### STORED ROWS:
++++++

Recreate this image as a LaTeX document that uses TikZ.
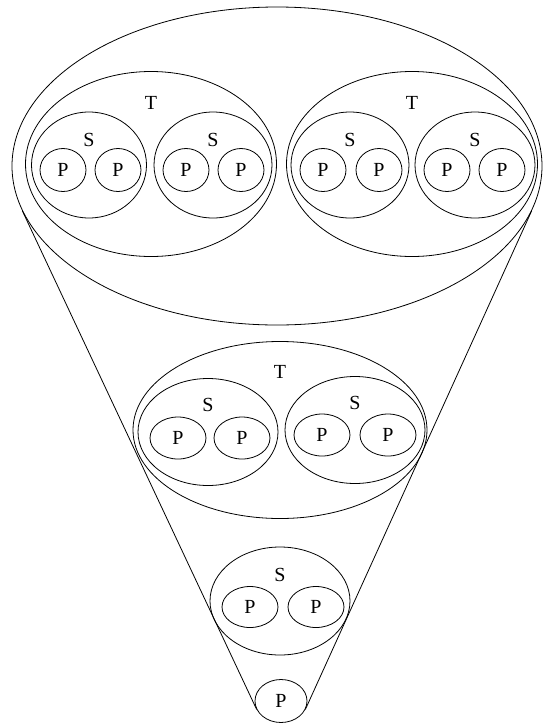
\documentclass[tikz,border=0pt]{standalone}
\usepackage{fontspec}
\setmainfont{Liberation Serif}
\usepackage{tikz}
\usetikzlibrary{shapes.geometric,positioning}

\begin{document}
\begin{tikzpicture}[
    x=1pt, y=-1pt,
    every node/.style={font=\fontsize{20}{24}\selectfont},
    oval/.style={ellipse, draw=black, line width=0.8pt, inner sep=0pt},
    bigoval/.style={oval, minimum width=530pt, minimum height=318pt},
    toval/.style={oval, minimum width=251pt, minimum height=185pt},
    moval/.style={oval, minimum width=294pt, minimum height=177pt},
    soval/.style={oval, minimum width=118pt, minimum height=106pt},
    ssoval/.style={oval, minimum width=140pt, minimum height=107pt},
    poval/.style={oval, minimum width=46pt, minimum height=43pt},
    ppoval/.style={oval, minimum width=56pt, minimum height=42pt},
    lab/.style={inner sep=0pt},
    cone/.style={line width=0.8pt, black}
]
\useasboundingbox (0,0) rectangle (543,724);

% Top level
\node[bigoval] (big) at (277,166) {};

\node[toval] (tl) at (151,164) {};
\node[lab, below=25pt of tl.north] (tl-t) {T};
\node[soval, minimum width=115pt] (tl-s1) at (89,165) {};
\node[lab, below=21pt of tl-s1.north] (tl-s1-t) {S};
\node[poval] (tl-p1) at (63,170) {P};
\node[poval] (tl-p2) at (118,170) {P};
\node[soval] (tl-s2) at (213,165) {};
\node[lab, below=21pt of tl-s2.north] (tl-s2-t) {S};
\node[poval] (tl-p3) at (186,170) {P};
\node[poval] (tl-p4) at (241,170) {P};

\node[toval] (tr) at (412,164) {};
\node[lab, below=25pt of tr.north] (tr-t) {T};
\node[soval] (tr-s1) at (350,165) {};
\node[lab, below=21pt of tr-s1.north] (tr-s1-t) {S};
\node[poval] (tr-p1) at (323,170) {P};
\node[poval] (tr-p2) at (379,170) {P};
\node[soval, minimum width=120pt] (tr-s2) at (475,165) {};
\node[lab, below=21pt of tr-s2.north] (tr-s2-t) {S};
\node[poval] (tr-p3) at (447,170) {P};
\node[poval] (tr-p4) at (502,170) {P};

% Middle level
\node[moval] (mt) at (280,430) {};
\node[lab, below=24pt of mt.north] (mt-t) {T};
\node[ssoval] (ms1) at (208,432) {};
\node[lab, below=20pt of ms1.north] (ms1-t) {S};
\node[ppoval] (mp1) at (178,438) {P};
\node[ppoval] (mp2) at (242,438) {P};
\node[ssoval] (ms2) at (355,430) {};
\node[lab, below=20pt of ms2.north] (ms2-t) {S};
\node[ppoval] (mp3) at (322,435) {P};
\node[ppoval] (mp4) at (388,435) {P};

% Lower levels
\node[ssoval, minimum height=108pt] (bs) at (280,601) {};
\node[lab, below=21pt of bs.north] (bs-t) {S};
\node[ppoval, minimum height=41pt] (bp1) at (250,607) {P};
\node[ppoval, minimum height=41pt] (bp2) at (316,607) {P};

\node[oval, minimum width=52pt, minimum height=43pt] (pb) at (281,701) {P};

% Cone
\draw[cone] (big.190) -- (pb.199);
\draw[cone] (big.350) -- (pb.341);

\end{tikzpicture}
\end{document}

++++++

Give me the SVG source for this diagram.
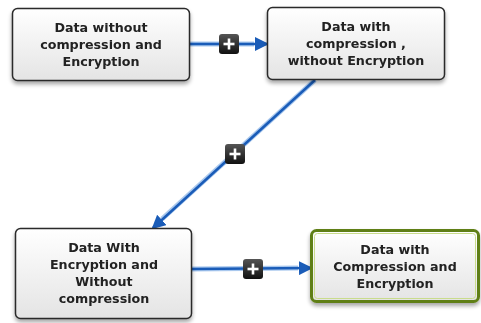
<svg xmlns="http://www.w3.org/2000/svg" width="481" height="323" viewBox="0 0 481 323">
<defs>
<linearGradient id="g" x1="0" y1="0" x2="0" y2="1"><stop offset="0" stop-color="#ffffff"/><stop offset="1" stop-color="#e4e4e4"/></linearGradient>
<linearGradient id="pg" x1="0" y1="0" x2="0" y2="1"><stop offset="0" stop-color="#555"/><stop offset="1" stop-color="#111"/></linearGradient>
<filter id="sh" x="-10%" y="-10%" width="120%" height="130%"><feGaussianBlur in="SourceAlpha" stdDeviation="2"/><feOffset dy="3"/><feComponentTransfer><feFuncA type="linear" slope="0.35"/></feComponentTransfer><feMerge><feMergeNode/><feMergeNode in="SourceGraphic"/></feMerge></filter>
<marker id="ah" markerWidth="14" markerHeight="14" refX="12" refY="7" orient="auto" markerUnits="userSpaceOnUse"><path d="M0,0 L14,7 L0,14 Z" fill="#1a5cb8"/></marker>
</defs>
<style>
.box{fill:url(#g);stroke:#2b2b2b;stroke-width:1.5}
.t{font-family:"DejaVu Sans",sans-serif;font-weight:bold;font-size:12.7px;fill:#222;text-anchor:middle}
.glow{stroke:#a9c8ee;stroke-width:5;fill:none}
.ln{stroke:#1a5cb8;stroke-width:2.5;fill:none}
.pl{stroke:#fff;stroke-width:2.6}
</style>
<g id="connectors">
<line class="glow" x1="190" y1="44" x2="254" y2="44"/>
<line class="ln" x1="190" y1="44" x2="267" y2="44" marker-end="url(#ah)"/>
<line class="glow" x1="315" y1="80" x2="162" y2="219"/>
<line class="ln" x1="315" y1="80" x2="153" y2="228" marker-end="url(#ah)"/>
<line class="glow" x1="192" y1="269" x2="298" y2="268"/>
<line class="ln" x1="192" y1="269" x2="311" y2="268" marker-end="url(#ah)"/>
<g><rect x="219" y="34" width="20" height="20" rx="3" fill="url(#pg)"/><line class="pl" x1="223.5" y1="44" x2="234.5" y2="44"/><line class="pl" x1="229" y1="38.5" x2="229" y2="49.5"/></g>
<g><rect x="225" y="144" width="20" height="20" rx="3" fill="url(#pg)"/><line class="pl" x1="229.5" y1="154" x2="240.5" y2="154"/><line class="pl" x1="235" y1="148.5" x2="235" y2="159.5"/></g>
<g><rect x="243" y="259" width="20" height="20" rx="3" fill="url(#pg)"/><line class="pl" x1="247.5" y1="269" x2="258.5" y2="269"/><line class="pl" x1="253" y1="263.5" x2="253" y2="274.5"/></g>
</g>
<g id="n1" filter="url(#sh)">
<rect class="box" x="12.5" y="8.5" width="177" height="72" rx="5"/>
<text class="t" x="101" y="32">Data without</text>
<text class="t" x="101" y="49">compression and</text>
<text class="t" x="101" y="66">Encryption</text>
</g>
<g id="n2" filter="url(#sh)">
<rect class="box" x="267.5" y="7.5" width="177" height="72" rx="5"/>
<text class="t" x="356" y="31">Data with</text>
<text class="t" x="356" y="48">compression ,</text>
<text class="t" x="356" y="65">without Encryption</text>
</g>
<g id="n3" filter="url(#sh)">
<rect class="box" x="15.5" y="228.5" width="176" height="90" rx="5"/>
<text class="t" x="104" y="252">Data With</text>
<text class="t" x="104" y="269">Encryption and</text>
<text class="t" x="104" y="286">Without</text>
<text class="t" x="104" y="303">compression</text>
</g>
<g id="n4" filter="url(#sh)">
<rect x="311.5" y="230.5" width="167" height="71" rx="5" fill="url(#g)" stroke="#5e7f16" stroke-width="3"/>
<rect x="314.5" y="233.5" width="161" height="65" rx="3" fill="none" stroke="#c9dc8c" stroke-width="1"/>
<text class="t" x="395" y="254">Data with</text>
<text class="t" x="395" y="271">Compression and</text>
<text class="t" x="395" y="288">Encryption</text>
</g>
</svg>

++++++

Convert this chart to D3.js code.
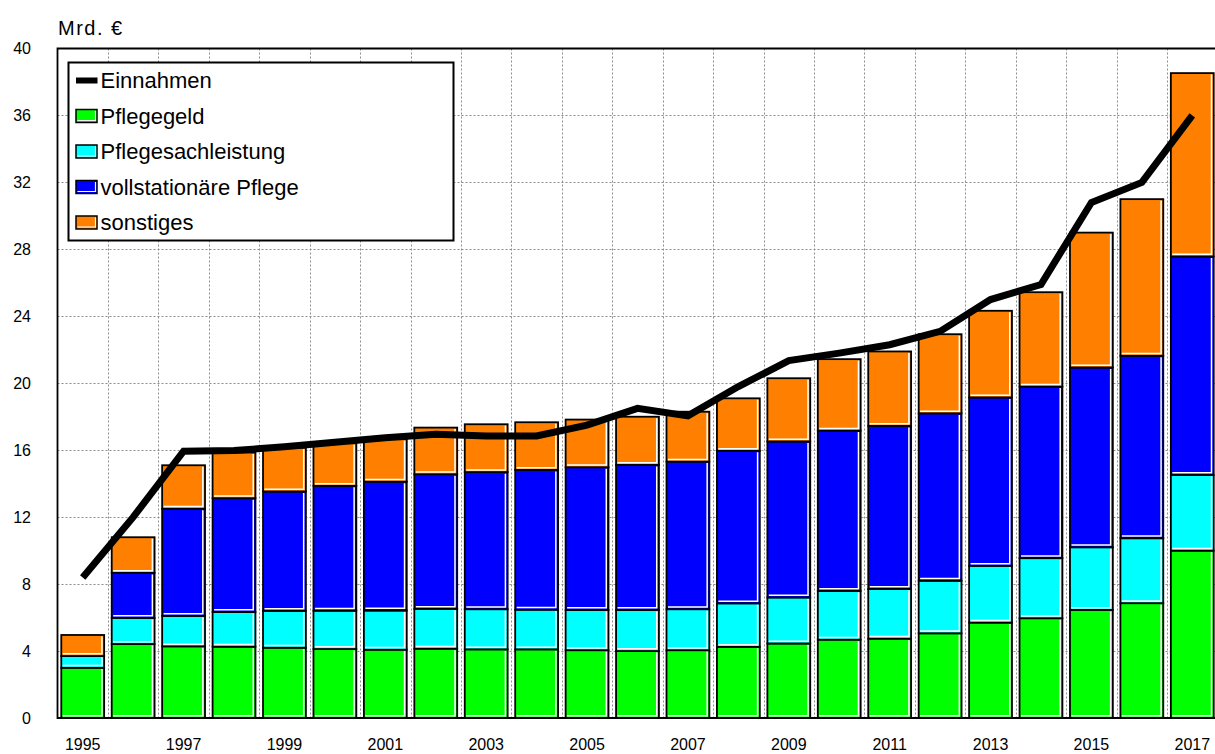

++++++

Extract the part of the records that opens with the line containing "Recreate this image" and closes with the line containing "(0,0) rectangle (543,724);". Take only those lines, exactly, and no pictures.

Recreate this image as a LaTeX document that uses TikZ.
\documentclass[tikz,border=0pt]{standalone}
\usepackage{fontspec}
\setmainfont{Liberation Serif}
\usepackage{tikz}
\usetikzlibrary{shapes.geometric,positioning}

\begin{document}
\begin{tikzpicture}[
    x=1pt, y=-1pt,
    every node/.style={font=\fontsize{20}{24}\selectfont},
    oval/.style={ellipse, draw=black, line width=0.8pt, inner sep=0pt},
    bigoval/.style={oval, minimum width=530pt, minimum height=318pt},
    toval/.style={oval, minimum width=251pt, minimum height=185pt},
    moval/.style={oval, minimum width=294pt, minimum height=177pt},
    soval/.style={oval, minimum width=118pt, minimum height=106pt},
    ssoval/.style={oval, minimum width=140pt, minimum height=107pt},
    poval/.style={oval, minimum width=46pt, minimum height=43pt},
    ppoval/.style={oval, minimum width=56pt, minimum height=42pt},
    lab/.style={inner sep=0pt},
    cone/.style={line width=0.8pt, black}
]
\useasboundingbox (0,0) rectangle (543,724);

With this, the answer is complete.